(Entries with chart source code)

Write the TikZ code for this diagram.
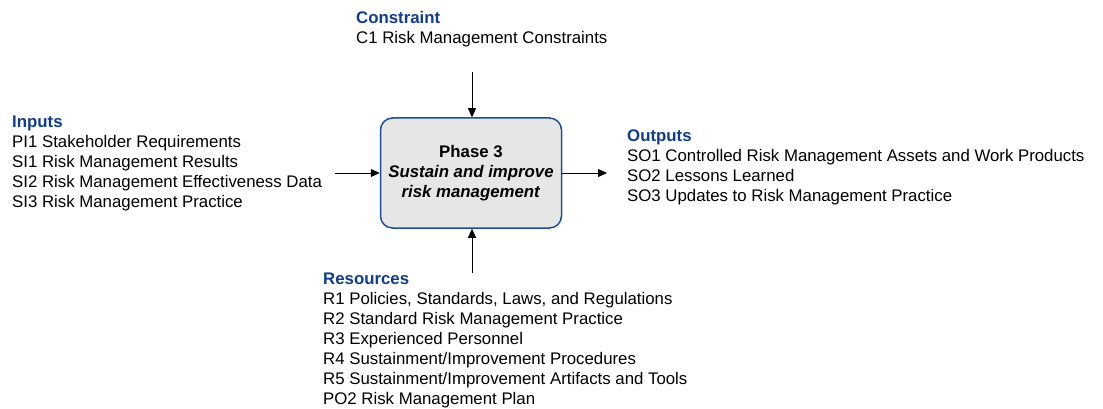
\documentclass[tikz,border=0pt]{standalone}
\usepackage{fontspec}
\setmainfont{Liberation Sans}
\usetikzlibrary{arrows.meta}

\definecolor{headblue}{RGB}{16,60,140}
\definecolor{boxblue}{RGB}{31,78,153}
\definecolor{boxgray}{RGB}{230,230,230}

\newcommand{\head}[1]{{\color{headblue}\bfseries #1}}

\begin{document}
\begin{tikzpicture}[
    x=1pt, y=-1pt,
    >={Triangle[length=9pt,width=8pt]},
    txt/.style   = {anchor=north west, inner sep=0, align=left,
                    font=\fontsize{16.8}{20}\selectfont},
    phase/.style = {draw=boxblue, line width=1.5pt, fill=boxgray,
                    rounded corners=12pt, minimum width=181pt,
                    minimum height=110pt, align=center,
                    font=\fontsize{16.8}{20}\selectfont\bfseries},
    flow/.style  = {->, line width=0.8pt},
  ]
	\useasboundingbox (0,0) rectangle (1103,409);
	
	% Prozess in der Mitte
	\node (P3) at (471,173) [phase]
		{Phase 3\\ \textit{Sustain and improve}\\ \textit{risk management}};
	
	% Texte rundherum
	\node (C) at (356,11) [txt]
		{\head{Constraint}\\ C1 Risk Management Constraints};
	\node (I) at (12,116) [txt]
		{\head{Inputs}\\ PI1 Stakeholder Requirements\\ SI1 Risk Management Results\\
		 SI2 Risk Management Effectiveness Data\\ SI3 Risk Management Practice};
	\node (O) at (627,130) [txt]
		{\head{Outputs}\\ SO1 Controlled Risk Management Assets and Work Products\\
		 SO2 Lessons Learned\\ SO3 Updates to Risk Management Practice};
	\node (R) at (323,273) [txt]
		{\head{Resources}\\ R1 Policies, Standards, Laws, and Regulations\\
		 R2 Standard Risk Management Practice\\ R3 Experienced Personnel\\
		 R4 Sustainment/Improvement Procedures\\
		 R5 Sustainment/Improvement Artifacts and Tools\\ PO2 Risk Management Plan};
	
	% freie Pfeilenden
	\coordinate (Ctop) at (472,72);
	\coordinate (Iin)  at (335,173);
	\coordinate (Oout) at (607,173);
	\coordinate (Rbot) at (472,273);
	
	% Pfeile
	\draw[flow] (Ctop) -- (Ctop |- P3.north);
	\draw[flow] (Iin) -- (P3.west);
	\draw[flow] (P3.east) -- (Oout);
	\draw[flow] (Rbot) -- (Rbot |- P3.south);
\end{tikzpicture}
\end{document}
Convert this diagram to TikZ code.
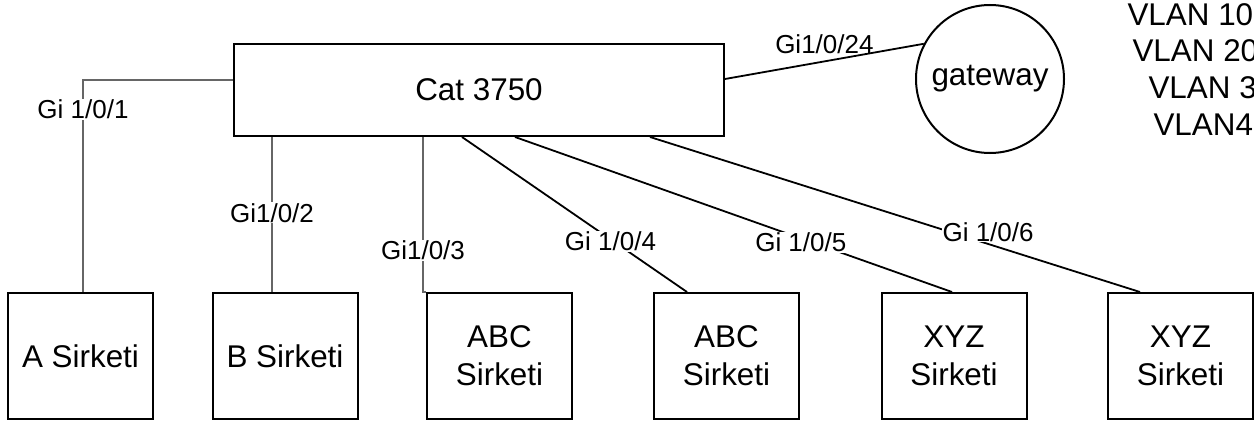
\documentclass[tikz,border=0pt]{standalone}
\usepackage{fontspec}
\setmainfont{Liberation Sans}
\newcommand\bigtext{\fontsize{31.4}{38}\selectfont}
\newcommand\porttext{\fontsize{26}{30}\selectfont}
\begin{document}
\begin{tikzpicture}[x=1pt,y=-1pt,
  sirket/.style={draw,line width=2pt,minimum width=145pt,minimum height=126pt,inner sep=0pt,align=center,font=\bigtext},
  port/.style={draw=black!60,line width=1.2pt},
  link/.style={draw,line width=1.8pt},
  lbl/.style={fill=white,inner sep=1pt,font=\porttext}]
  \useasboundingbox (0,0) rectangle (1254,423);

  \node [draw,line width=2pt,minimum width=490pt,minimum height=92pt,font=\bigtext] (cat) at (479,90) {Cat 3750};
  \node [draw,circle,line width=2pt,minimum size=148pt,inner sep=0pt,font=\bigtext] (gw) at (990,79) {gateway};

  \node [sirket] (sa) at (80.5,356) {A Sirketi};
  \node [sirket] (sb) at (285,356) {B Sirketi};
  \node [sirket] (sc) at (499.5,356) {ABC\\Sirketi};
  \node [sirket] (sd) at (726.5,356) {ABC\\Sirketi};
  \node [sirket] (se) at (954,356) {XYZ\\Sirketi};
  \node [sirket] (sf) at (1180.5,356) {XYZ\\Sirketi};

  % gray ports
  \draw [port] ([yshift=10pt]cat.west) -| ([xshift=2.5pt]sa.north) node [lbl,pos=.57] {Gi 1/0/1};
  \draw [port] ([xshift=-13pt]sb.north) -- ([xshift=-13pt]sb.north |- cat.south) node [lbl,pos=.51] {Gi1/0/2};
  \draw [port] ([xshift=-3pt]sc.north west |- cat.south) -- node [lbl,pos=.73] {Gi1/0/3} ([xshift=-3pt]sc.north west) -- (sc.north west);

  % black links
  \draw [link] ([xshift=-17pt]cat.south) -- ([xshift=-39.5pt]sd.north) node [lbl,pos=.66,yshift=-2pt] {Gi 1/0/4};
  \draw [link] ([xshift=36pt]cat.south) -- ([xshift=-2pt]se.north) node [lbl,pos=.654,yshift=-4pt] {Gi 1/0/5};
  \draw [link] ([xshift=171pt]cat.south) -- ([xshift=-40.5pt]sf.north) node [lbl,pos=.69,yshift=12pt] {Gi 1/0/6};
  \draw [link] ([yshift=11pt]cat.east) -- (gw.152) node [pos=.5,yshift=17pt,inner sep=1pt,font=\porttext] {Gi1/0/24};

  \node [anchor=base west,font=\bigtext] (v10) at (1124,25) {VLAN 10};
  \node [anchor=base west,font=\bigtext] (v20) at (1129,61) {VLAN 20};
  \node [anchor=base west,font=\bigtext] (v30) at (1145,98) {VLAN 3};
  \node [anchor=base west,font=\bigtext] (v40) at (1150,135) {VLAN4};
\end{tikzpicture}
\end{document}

## Aim of the exercise
Every line of the data above should be quoted exactly. Omit the pictures.

## Written solution
Write the TikZ code for this diagram.
\documentclass[tikz,border=0pt]{standalone}
\usepackage{fontspec}
\setmainfont{Liberation Sans}
\usetikzlibrary{arrows.meta}

\definecolor{headblue}{RGB}{16,60,140}
\definecolor{boxblue}{RGB}{31,78,153}
\definecolor{boxgray}{RGB}{230,230,230}

\newcommand{\head}[1]{{\color{headblue}\bfseries #1}}

\begin{document}
\begin{tikzpicture}[
    x=1pt, y=-1pt,
    >={Triangle[length=9pt,width=8pt]},
    txt/.style   = {anchor=north west, inner sep=0, align=left,
                    font=\fontsize{16.8}{20}\selectfont},
    phase/.style = {draw=boxblue, line width=1.5pt, fill=boxgray,
                    rounded corners=12pt, minimum width=181pt,
                    minimum height=110pt, align=center,
                    font=\fontsize{16.8}{20}\selectfont\bfseries},
    flow/.style  = {->, line width=0.8pt},
  ]
	\useasboundingbox (0,0) rectangle (1103,409);
	
	% Prozess in der Mitte
	\node (P3) at (471,173) [phase]
		{Phase 3\\ \textit{Sustain and improve}\\ \textit{risk management}};
	
	% Texte rundherum
	\node (C) at (356,11) [txt]
		{\head{Constraint}\\ C1 Risk Management Constraints};
	\node (I) at (12,116) [txt]
		{\head{Inputs}\\ PI1 Stakeholder Requirements\\ SI1 Risk Management Results\\
		 SI2 Risk Management Effectiveness Data\\ SI3 Risk Management Practice};
	\node (O) at (627,130) [txt]
		{\head{Outputs}\\ SO1 Controlled Risk Management Assets and Work Products\\
		 SO2 Lessons Learned\\ SO3 Updates to Risk Management Practice};
	\node (R) at (323,273) [txt]
		{\head{Resources}\\ R1 Policies, Standards, Laws, and Regulations\\
		 R2 Standard Risk Management Practice\\ R3 Experienced Personnel\\
		 R4 Sustainment/Improvement Procedures\\
		 R5 Sustainment/Improvement Artifacts and Tools\\ PO2 Risk Management Plan};
	
	% freie Pfeilenden
	\coordinate (Ctop) at (472,72);
	\coordinate (Iin)  at (335,173);
	\coordinate (Oout) at (607,173);
	\coordinate (Rbot) at (472,273);
	
	% Pfeile
	\draw[flow] (Ctop) -- (Ctop |- P3.north);
	\draw[flow] (Iin) -- (P3.west);
	\draw[flow] (P3.east) -- (Oout);
	\draw[flow] (Rbot) -- (Rbot |- P3.south);
\end{tikzpicture}
\end{document}
Convert this diagram to TikZ code.
\documentclass[tikz,border=0pt]{standalone}
\usepackage{fontspec}
\setmainfont{Liberation Sans}
\newcommand\bigtext{\fontsize{31.4}{38}\selectfont}
\newcommand\porttext{\fontsize{26}{30}\selectfont}
\begin{document}
\begin{tikzpicture}[x=1pt,y=-1pt,
  sirket/.style={draw,line width=2pt,minimum width=145pt,minimum height=126pt,inner sep=0pt,align=center,font=\bigtext},
  port/.style={draw=black!60,line width=1.2pt},
  link/.style={draw,line width=1.8pt},
  lbl/.style={fill=white,inner sep=1pt,font=\porttext}]
  \useasboundingbox (0,0) rectangle (1254,423);

  \node [draw,line width=2pt,minimum width=490pt,minimum height=92pt,font=\bigtext] (cat) at (479,90) {Cat 3750};
  \node [draw,circle,line width=2pt,minimum size=148pt,inner sep=0pt,font=\bigtext] (gw) at (990,79) {gateway};

  \node [sirket] (sa) at (80.5,356) {A Sirketi};
  \node [sirket] (sb) at (285,356) {B Sirketi};
  \node [sirket] (sc) at (499.5,356) {ABC\\Sirketi};
  \node [sirket] (sd) at (726.5,356) {ABC\\Sirketi};
  \node [sirket] (se) at (954,356) {XYZ\\Sirketi};
  \node [sirket] (sf) at (1180.5,356) {XYZ\\Sirketi};

  % gray ports
  \draw [port] ([yshift=10pt]cat.west) -| ([xshift=2.5pt]sa.north) node [lbl,pos=.57] {Gi 1/0/1};
  \draw [port] ([xshift=-13pt]sb.north) -- ([xshift=-13pt]sb.north |- cat.south) node [lbl,pos=.51] {Gi1/0/2};
  \draw [port] ([xshift=-3pt]sc.north west |- cat.south) -- node [lbl,pos=.73] {Gi1/0/3} ([xshift=-3pt]sc.north west) -- (sc.north west);

  % black links
  \draw [link] ([xshift=-17pt]cat.south) -- ([xshift=-39.5pt]sd.north) node [lbl,pos=.66,yshift=-2pt] {Gi 1/0/4};
  \draw [link] ([xshift=36pt]cat.south) -- ([xshift=-2pt]se.north) node [lbl,pos=.654,yshift=-4pt] {Gi 1/0/5};
  \draw [link] ([xshift=171pt]cat.south) -- ([xshift=-40.5pt]sf.north) node [lbl,pos=.69,yshift=12pt] {Gi 1/0/6};
  \draw [link] ([yshift=11pt]cat.east) -- (gw.152) node [pos=.5,yshift=17pt,inner sep=1pt,font=\porttext] {Gi1/0/24};

  \node [anchor=base west,font=\bigtext] (v10) at (1124,25) {VLAN 10};
  \node [anchor=base west,font=\bigtext] (v20) at (1129,61) {VLAN 20};
  \node [anchor=base west,font=\bigtext] (v30) at (1145,98) {VLAN 3};
  \node [anchor=base west,font=\bigtext] (v40) at (1150,135) {VLAN4};
\end{tikzpicture}
\end{document}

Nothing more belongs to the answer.